# EXERCISE GOAL:
Please transcribe the listing below in full and word for word, without its pictures.

# COLLECTED DATA:
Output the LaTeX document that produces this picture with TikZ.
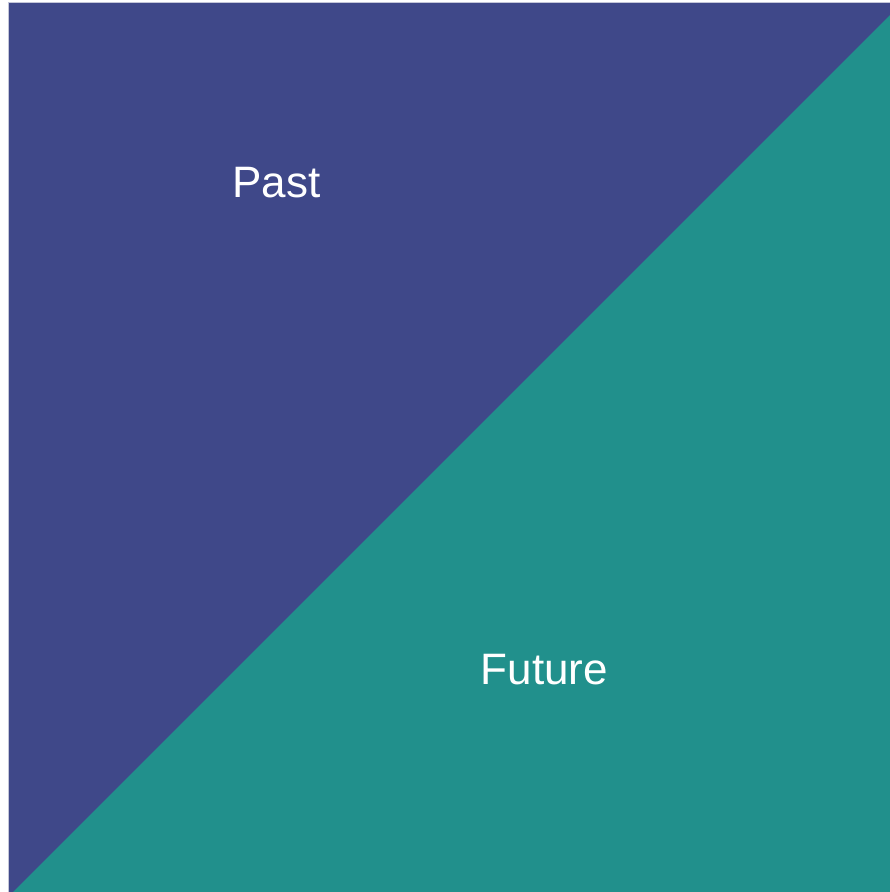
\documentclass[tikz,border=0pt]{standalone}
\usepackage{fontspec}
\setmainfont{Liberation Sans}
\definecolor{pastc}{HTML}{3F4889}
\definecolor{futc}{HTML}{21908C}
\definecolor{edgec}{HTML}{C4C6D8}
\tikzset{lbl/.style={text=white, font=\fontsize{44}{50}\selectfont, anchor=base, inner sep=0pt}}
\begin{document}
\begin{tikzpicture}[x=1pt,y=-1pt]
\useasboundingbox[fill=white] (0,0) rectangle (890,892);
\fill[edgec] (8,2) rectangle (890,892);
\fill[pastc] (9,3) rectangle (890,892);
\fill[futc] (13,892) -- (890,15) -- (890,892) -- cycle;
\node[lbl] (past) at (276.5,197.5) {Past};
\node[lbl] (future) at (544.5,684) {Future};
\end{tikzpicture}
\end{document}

# EXERCISE ANSWER:
Output the LaTeX document that produces this picture with TikZ.
\documentclass[tikz,border=0pt]{standalone}
\usepackage{fontspec}
\setmainfont{Liberation Sans}
\definecolor{pastc}{HTML}{3F4889}
\definecolor{futc}{HTML}{21908C}
\definecolor{edgec}{HTML}{C4C6D8}
\tikzset{lbl/.style={text=white, font=\fontsize{44}{50}\selectfont, anchor=base, inner sep=0pt}}
\begin{document}
\begin{tikzpicture}[x=1pt,y=-1pt]
\useasboundingbox[fill=white] (0,0) rectangle (890,892);
\fill[edgec] (8,2) rectangle (890,892);
\fill[pastc] (9,3) rectangle (890,892);
\fill[futc] (13,892) -- (890,15) -- (890,892) -- cycle;
\node[lbl] (past) at (276.5,197.5) {Past};
\node[lbl] (future) at (544.5,684) {Future};
\end{tikzpicture}
\end{document}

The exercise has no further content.